Taiwan shines as a global powerhouse for security products and solutions
From IP cameras and NVRs to key components, Made-in-Taiwan security products and solutions have gained the trust and business of local and overseas businesses alike.
Over the decades Taiwan has established itself as a manufacturing powerhouse for IT products and solutions. These include those for physical security. From IP cameras and NVRs to key components, Made-in-Taiwan security equipment and devices have gained the trust and business of local and overseas businesses alike. This article looks at some of the best-of-breed Taiwan security offerings on display at Secutech Taiwan, held Apr. 24-26.


A major exhibitor at this year’s show, Deeplet displayed a range of cutting-edge IP cameras and NVRs, all powered by systems-on-chips (SoCs) from Taiwan-based Novatek. Among Deeplet NVRs, one stands out: The 8MP NVR which supports a maximum of 64 channels, comes with AI detect and trigger alert functions and is equipped with 6 SATA HDDs, with up to 12TB capacity for each HDD.
“This is Taiwan’s first 64-channel NVR, with one processor supporting the playback of 64 channels simultaneously.
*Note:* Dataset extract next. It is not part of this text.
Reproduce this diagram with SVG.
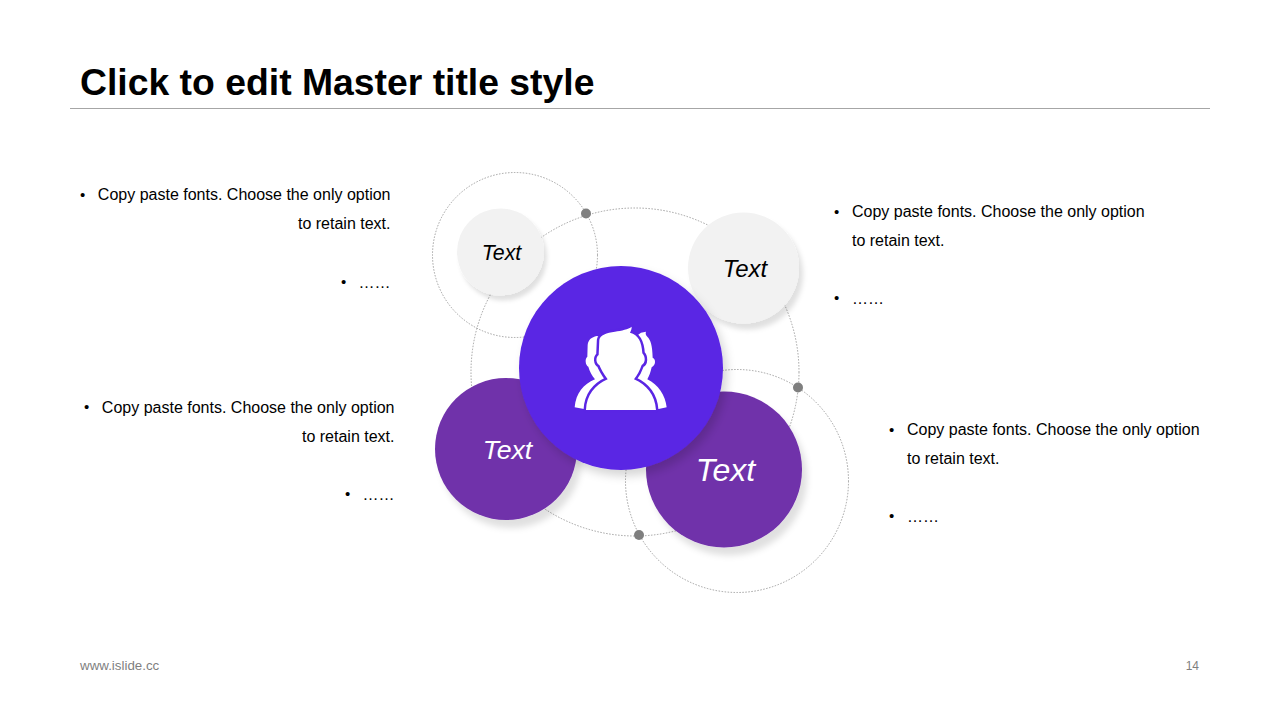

You can walk around the show floor and I can say you won’t find any NVR that supports 64 channels,” said Vicky Jung, Account Manager at Deeplet. “This product comes after our extensive E&D effort.”
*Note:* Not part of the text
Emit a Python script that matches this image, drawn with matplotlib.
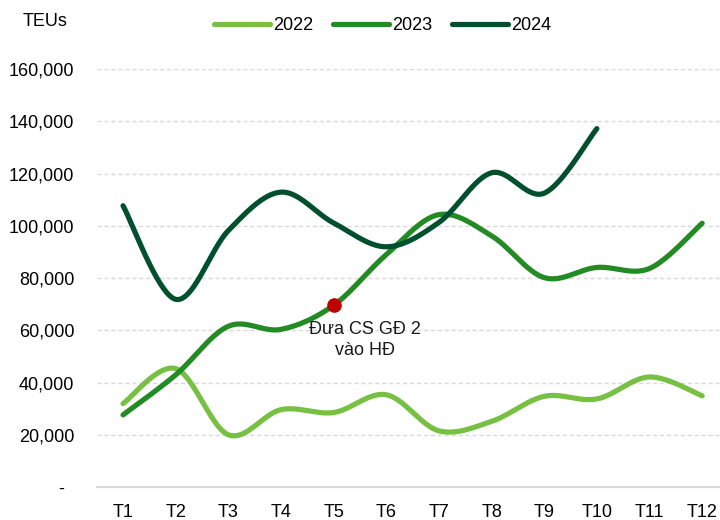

Aside from NVRs, Deeplet also exhibited their IP cameras ranging from 2MP to 5MP; an 8MP model will come out soon. All cameras come with basic analytics functions such as motion detection and line crossing and can be boosted with advanced AI such as intrusion and loitering on customer demand.
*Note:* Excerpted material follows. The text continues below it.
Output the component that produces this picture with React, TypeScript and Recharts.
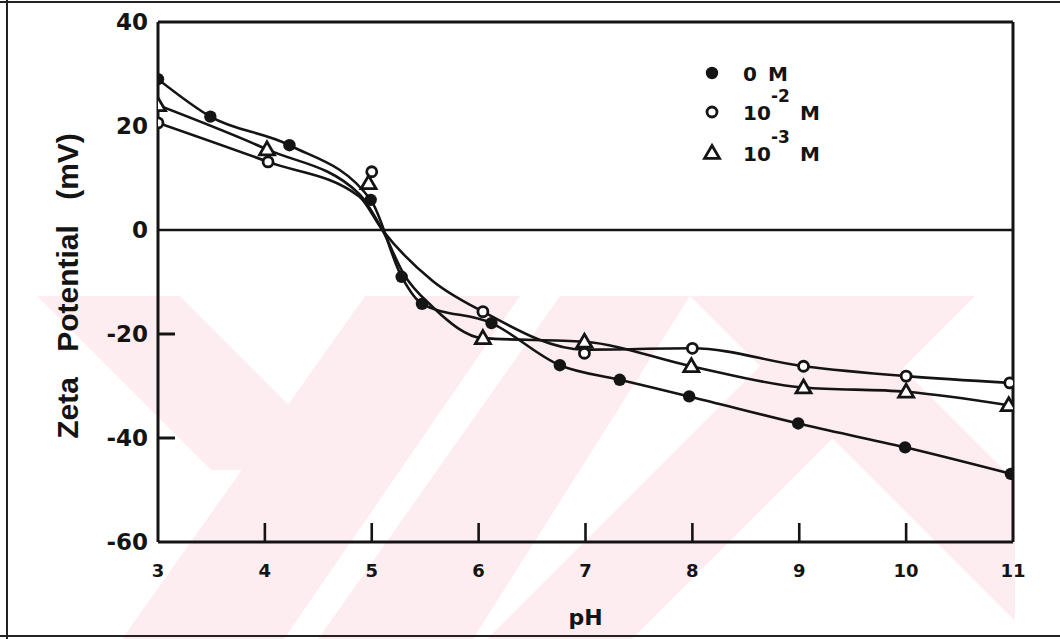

Indeed, amid fierce competition in the market, Deeplet stand s out with their highly customizable video security solutions which are seen not only in Taiwan but also in overseas projects in factory, education and government settings. “We’re NDAA-compliant and can be used even in US government projects. Indeed, our solutions have a strong presence in the North America market,” Jung said.

Augentix and OGA

Speaking of SoCs, this is where Augentix excels in. The Hsinchu, Taiwan-based company founded in 2014 engineers integrated circuit designs specializing in cutting-edge multimedia signal processing and high-definition turnkey solutions.
“Our chips are found in various Taiwan- and US-branded cameras for mostly smart home applications. These cameras include baby cams and pet cams. Many people now have pets in their homes. Our smart solution can monitor pets and issue alerts should something happen, giving users peace of mind while they are away,” said Mila Peng, Business Development Associate at Augentix.
“For now, we target mostly consumer and entry-level applications. We may consider commercial video surveillance applications in the future,” she added.
One of Augentix’s camera partners is Taiwan-based Sunmore, who markets their products under the OGA brand and co-exhibited with Augentix at Secutech.
“We are MIT and have Augentix inside. We attach a great importance to info-security,” said Eddie Tu, Senior Manager with Sunmore. “We target mostly small- to mid-sized markets such as district offices, schools and certain gated communities. Indeed, we are not in the position to compete with the leading brands, so we provide high cost-performance, highly customized and highly value-added solutions for the markets mentioned above.”


Besides video surveillance and access control, networking equipment plays a key role in security as well. In this regard, COP Security Systems exhibited their Ethernet-over-coaxial transceivers enabling users to use IP cameras in conjunction with their existing coaxial infrastructure.
“Needless to say, IP cams are now popular. But for many of our clients, replacing their coaxial infrastructure with IP is costly. So for those who want to keep their coax and connect IP cams and NVRs on both ends, this is for them. This solution has been our main focus for the past five years,” said Bruce Chang, Product Manager at COP.
The transceiver can be useful for a variety of user organizations, with Chang citing factories as an example.
“These users have had coax from the very beginning. But with analog cameras becoming almost extinct, they are forced to switch to IP cams. This is ok for them, except for the rip-and-replace effort, which is a costly proposition. Plus, most of them still have coaxial infrastructure that’s good and functional; getting rid of them would be a pity and waste. This is where our solution can come in handy,” Chang said.
COP also has PoE extenders to lengthen coverage distance between IP devices and the power source. Finally, the company has an IR illuminator for highway and wide area usage, effectively boosting illumination range up to 450 meters. “The product can not only be seen on Taiwan highways, but also in overseas projects, for example Changi Airport in Singapore,” Chang noted.